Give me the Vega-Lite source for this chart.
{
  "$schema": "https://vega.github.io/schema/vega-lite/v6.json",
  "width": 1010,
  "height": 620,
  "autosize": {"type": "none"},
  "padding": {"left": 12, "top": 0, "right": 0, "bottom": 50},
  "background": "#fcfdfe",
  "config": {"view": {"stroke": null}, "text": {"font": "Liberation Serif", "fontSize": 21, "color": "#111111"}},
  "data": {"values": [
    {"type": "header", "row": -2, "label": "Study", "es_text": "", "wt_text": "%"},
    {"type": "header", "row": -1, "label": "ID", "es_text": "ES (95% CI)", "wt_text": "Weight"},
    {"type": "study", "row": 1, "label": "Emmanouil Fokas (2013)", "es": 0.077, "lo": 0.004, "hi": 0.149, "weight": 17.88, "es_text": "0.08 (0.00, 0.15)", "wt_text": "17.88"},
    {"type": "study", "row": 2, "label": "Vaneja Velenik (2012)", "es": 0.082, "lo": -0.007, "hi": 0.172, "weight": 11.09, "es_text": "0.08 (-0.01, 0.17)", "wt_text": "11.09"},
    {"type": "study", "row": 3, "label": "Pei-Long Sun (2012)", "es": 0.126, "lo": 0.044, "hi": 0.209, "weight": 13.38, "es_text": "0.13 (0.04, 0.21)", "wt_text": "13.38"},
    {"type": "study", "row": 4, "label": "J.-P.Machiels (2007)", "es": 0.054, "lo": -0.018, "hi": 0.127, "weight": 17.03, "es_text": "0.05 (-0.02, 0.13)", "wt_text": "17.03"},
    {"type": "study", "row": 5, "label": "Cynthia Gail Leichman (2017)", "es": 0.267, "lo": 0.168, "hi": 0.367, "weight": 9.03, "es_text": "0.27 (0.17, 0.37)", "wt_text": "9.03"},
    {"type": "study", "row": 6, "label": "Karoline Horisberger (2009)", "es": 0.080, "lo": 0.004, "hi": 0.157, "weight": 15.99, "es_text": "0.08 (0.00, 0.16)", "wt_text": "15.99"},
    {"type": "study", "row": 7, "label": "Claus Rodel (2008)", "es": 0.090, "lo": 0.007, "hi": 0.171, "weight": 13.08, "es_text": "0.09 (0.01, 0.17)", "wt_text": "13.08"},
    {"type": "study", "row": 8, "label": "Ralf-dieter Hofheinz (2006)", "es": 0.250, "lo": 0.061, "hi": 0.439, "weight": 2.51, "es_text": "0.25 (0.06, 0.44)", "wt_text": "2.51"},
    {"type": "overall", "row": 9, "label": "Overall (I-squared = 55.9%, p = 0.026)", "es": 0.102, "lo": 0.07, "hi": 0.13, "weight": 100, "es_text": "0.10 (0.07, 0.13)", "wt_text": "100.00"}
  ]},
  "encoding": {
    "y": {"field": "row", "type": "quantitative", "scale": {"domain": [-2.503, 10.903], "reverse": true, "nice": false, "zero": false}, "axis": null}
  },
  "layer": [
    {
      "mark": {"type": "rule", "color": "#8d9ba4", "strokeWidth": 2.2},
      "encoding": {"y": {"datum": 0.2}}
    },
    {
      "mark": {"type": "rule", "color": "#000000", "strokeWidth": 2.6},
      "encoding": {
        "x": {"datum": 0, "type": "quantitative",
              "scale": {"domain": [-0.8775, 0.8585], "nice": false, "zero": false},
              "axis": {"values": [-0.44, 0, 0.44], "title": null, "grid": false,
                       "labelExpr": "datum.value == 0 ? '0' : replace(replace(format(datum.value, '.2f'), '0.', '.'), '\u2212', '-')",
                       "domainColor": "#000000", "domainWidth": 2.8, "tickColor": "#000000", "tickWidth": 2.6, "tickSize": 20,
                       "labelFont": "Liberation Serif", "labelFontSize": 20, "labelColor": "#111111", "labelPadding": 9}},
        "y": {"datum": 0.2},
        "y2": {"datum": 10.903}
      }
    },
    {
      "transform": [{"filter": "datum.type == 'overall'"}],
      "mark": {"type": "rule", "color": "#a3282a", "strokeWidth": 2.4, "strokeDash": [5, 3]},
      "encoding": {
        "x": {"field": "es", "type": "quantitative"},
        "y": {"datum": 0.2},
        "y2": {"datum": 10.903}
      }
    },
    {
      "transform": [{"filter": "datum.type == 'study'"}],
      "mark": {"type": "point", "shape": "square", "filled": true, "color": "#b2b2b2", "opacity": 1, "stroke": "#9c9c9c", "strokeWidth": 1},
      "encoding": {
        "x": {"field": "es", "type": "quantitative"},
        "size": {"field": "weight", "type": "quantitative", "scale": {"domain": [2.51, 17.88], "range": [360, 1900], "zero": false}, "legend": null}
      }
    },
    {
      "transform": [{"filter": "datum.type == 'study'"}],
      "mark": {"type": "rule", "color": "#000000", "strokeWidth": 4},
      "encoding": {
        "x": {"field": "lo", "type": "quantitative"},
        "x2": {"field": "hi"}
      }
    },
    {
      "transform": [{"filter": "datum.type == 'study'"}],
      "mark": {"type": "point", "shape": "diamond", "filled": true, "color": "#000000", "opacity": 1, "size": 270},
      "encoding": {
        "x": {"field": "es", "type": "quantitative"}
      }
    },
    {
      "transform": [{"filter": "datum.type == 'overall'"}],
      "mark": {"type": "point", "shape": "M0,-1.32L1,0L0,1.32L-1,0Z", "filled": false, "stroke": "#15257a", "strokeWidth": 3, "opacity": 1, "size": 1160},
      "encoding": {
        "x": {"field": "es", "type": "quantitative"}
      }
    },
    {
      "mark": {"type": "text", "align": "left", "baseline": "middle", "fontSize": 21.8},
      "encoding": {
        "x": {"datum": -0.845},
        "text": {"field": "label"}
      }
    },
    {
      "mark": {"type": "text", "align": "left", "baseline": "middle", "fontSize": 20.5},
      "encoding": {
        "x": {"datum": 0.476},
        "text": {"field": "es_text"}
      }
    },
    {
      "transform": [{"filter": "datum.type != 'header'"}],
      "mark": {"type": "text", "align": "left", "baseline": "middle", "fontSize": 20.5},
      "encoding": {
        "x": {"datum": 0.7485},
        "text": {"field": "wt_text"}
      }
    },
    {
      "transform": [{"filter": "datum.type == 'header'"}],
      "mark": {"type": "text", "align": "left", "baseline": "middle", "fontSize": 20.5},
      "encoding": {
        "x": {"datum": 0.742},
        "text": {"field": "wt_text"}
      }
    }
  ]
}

:::::

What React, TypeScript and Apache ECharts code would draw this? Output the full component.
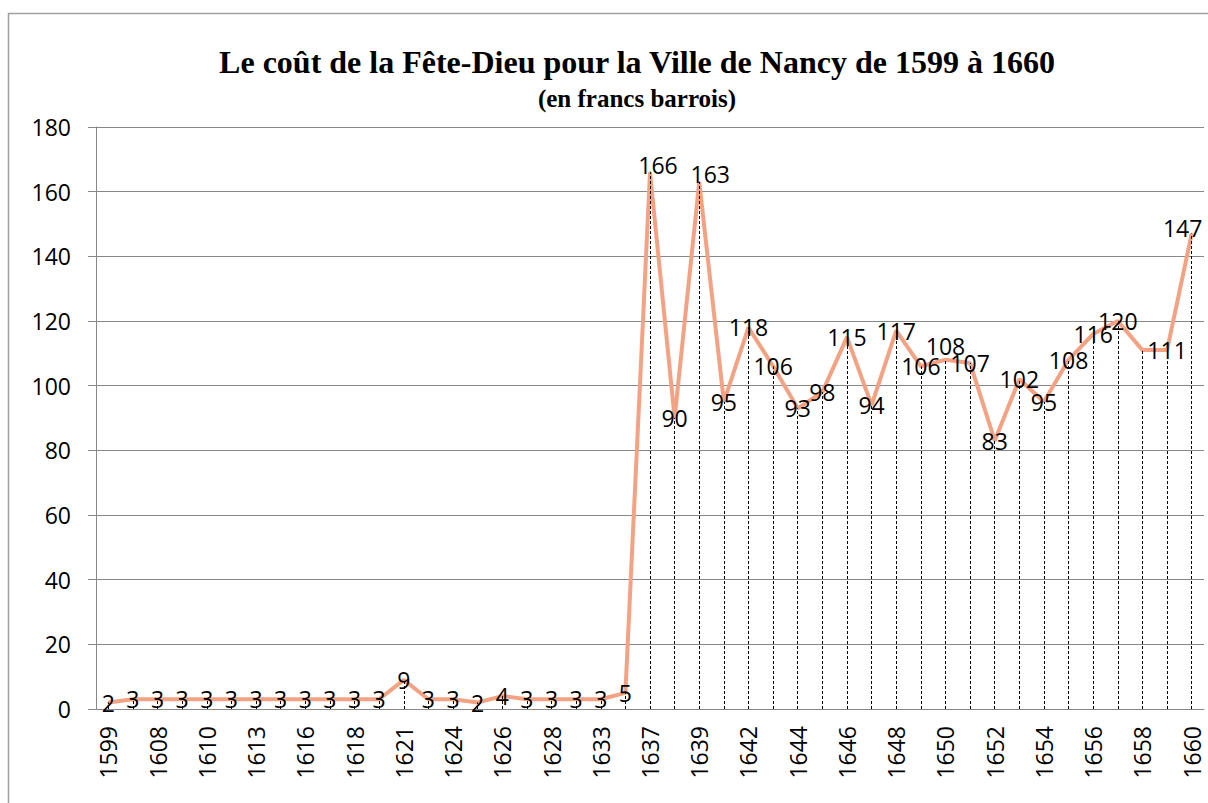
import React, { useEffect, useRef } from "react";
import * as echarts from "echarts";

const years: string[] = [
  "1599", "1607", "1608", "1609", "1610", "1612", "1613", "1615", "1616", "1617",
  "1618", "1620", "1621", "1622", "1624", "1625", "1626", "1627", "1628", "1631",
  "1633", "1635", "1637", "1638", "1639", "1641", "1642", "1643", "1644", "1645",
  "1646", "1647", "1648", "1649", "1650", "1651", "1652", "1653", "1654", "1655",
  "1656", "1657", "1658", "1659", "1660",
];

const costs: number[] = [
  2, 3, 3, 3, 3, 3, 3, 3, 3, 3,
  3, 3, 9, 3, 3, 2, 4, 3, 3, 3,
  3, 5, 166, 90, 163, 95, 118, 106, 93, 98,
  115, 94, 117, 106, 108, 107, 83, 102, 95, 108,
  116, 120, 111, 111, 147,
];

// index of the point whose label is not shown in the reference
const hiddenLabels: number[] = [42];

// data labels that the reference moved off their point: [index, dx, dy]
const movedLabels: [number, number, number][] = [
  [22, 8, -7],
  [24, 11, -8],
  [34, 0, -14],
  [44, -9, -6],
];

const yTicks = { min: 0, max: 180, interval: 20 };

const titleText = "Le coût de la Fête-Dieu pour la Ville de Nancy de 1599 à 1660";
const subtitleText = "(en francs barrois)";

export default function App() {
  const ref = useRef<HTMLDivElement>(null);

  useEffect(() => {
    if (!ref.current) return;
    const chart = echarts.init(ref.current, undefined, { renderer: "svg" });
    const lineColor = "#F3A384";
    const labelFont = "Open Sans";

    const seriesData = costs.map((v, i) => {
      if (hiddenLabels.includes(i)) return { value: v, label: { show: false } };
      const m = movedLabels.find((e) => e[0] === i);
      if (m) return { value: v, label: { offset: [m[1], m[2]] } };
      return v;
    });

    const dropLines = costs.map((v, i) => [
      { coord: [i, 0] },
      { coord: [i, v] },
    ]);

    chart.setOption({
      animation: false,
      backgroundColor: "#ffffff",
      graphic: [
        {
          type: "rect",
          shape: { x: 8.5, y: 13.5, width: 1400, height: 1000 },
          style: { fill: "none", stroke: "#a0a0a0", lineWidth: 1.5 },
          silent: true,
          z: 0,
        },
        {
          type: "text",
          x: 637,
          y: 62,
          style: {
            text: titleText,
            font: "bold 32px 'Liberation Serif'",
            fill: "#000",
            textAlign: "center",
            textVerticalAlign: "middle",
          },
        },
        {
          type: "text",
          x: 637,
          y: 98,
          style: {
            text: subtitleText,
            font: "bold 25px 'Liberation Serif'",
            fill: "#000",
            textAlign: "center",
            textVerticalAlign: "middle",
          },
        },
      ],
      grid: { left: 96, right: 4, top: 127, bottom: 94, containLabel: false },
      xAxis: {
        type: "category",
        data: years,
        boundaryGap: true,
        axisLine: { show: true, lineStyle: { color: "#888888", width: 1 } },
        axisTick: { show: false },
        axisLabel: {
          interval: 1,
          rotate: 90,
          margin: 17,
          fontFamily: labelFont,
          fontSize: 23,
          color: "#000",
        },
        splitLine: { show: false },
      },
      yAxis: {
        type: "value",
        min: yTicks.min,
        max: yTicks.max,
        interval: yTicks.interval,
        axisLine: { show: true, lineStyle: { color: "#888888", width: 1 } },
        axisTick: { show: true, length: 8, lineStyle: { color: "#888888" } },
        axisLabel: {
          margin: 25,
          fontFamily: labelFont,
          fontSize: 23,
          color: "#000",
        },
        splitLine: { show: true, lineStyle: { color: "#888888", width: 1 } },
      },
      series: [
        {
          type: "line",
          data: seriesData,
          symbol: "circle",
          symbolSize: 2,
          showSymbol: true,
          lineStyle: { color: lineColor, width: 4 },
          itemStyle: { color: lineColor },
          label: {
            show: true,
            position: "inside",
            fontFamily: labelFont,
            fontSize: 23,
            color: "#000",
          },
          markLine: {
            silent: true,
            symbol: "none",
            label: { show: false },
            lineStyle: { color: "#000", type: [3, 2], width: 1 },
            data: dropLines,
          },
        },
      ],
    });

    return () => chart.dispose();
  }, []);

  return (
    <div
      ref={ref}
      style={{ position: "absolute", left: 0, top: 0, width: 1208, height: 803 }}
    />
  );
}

:::::

### Work to complete
Copy exactly the stretch of lines from the one containing "What React, TypeScript" through the one containing "import * as", both included. Leave out any pictures.

### Solved exercise
What React, TypeScript and Apache ECharts code would draw this? Output the full component.
import React, { useEffect, useRef } from "react";
import * as echarts from "echarts";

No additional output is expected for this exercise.